Scientists are probing the remains of two Ice Age puppies found perfectly preserved in Russia's far northeast region of Yakutia and dating back 12,460 years that could offer clues about the origin of domesticated dogs.

"To find a carnivorous mammal intact with skin, fur and internal organs — this has never happened before in history," said Sergei Fyodorov, head of exhibitions at the Mammoth Museum of the North-Eastern Federal University in the regional capital of Yakutsk, Agence France-Presse reported Monday.

The mummified dogs were found by hunters searching for mammoth tusks in a riverbank by a deposit of ancient bones in remote Arctic tundra, about 4,700 kilometers (2,900 miles) from Moscow. As they explored the area, they found a puppy's snout in the permafrost. 

The hunters informed Fyodorov of their discovery and he later found the second puppy a few feet away. The dogs both died when they were about three months old and were likely siblings, said Fyodorov. It's unclear if the Ice Age dogs were domesticated or wild.

"The condition of our new find is perfect," Fedorov told The Siberian Times. "It is preserved from nose to tail, including the hair. You can see the hair on the paw on the picture."

The discovery includes the second puppy's remarkably well-preserved brain, "the first in the world," he said. "Puppies are very rare, because they have thin bones and delicate skulls," he added.

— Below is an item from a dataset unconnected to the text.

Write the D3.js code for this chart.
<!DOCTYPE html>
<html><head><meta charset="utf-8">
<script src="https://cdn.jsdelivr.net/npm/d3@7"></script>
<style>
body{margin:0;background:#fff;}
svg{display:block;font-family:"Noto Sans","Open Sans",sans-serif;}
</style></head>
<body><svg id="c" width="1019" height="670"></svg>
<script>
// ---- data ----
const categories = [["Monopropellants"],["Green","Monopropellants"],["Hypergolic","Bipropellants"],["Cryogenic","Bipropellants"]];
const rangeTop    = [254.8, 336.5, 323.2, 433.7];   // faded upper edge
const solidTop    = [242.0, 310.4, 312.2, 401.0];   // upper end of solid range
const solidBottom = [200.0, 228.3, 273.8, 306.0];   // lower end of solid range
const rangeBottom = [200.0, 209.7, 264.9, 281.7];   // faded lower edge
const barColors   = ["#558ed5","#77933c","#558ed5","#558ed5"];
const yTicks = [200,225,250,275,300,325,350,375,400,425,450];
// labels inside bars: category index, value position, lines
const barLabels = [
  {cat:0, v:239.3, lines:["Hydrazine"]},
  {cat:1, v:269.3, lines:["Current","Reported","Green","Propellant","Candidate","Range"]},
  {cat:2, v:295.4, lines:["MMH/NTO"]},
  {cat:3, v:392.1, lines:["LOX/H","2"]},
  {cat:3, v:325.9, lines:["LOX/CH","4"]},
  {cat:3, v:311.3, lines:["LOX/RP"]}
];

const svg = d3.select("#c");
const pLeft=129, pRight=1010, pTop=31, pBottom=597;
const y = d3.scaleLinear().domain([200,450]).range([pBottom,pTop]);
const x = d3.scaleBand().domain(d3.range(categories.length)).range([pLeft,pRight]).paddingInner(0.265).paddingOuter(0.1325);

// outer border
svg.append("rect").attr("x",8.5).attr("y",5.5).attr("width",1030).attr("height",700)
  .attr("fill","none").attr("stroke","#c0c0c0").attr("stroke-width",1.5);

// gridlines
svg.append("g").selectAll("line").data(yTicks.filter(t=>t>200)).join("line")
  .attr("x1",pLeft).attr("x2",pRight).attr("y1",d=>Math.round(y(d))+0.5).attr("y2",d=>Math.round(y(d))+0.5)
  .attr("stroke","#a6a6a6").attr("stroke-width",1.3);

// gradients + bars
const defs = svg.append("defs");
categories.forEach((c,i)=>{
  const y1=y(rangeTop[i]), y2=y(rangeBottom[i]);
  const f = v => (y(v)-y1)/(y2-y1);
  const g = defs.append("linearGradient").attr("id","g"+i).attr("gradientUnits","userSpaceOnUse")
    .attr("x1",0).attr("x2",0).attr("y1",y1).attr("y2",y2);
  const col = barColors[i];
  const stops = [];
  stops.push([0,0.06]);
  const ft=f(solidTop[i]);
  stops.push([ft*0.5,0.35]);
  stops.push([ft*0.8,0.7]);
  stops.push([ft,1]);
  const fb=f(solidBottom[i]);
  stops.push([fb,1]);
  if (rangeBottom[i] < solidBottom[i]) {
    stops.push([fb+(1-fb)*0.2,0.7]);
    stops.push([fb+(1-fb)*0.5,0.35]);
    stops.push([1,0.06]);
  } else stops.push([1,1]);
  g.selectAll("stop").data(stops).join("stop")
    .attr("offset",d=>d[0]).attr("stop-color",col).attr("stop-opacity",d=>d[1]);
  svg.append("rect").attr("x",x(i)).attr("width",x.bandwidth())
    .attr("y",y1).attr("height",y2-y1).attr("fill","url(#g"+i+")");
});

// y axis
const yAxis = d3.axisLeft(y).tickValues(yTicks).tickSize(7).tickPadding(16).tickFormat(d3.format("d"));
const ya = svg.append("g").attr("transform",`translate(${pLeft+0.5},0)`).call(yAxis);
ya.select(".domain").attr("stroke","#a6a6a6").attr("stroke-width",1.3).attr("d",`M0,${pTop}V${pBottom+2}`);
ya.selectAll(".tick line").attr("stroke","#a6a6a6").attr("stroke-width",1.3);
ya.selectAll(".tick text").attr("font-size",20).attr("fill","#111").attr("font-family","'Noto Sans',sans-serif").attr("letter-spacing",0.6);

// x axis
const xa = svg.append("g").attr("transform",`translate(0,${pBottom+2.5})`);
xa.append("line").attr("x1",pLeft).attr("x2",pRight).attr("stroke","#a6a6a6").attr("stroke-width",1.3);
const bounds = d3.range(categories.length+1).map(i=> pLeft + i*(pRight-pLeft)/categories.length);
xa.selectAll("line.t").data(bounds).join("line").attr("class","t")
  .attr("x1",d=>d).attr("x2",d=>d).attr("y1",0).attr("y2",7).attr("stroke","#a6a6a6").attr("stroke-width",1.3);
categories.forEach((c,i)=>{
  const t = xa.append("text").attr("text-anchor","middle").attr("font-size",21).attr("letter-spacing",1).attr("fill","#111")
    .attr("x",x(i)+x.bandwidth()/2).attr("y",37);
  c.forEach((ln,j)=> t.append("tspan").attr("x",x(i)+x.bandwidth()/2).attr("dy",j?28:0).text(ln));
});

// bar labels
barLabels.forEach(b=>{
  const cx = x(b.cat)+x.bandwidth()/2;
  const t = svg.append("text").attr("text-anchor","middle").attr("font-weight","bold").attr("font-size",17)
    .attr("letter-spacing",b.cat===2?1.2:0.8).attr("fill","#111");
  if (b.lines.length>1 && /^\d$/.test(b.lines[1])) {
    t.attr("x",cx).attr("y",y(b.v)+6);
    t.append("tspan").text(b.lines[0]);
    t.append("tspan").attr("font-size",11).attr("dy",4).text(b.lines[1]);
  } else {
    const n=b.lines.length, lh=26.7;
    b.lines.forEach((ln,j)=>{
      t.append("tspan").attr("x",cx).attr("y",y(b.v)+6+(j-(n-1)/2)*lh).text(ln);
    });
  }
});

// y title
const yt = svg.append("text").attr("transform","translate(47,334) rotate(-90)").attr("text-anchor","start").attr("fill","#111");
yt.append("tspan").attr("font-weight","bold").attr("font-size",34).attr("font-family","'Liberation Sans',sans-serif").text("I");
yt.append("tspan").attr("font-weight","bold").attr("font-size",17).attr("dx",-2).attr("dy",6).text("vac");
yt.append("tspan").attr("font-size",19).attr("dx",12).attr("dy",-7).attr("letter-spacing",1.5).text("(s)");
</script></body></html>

The dogs were discovered five years ago, and a team of scientists from across the world are now probing the remains to learn more about the animals' diet and environment. Scientists will reconstruct the Ice Age puppies' genomes over the next year. The preserved brain will also be compared with that of modern dogs and wolves and parasites found on its body will be analyzed. 

"Thus far, the lineages of wolves that likely gave rise to dogs have not yet been discovered and it's possible that these puppies could be on that lineage, which would be very exciting," evolutionary biologist Greger Larson of University of Oxford in the U.K., who is working on the project, told AFP. 

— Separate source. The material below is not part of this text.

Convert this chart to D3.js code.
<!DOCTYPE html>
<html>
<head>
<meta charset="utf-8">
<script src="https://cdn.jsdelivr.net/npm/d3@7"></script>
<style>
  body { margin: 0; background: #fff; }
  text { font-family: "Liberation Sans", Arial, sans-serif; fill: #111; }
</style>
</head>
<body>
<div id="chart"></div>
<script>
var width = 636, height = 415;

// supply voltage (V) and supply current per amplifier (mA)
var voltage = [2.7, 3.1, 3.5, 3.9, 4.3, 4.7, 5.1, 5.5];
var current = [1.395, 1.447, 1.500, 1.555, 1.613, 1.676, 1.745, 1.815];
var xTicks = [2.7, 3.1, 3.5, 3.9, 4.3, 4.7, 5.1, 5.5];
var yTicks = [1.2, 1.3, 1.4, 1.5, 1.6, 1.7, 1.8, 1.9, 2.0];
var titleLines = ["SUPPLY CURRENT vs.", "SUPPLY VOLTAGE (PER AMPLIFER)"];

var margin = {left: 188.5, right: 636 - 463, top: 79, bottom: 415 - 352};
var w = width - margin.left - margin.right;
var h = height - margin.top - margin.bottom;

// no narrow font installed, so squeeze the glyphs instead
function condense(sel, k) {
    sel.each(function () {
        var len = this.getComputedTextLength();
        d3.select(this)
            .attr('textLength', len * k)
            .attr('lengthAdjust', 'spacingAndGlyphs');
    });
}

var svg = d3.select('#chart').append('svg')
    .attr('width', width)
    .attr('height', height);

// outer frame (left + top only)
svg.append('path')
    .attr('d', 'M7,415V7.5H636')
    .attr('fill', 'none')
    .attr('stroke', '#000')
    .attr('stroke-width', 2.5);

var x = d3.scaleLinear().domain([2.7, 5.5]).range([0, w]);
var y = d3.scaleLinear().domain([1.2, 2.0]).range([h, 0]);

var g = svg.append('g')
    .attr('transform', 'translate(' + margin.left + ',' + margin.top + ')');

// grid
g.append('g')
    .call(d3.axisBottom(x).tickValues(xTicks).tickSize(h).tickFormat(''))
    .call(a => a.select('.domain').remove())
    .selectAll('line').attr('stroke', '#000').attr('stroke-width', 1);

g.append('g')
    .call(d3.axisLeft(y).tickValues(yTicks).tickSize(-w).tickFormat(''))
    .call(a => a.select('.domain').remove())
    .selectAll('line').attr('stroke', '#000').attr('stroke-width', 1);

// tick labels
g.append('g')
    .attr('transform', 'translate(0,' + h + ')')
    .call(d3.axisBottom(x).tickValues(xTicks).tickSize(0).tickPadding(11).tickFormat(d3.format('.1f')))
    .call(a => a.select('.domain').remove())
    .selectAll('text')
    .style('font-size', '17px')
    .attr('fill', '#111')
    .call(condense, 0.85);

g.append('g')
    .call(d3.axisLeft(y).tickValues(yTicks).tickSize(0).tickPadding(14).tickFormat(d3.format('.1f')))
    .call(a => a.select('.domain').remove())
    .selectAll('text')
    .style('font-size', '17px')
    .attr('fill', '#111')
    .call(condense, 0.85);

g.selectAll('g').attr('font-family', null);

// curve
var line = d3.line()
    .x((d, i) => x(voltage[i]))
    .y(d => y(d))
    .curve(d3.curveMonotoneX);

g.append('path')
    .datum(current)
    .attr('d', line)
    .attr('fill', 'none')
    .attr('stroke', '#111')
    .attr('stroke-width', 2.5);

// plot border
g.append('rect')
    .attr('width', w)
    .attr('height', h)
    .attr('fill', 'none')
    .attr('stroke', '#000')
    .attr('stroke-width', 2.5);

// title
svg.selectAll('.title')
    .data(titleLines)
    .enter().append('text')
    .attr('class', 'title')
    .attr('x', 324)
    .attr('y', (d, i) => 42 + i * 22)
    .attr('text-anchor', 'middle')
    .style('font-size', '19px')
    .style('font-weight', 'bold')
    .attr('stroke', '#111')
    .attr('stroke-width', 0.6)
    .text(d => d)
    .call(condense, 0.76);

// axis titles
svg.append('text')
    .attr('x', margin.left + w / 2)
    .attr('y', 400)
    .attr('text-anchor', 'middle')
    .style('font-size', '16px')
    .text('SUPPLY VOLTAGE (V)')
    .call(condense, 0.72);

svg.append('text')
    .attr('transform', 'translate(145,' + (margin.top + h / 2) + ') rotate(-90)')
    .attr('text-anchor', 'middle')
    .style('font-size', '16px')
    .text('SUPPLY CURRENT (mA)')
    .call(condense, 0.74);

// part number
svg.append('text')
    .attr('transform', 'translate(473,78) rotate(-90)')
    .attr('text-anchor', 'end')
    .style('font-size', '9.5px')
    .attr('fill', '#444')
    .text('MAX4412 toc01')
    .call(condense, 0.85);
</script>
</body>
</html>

Russia's remote Arctic region is known for its prehistoric discoveries, including finds such as a small wolverine and two lion cubs. "All of them were found on the territory of Yakutia," Fyodorov said. "There are no other discoveries of well-preserved Pleistocene predators worldwide."



The world's oldest dog remains were discovered in a cave in Belgium. They were 36,500 years old but weren't as well preserved as this latest find. Many scientists have argued that dogs were first domesticated in Europe and the Middle East, while other research has pointed to Southeast Asia.

Mietje Germonpre, of the paleontology department of the Royal Belgian Institute of Natural Sciences, called the Russian puppy discovery "unique" and "the oldest mummified dog in the world."

"It's amazing. In other museums around the world you will only find the remains of adult dogs, but this is a puppy," she told the Mirror last year. "All external signs and scan results indicate that it is a primitive dog, and at the moment it is the most ancient one found in northern Siberia."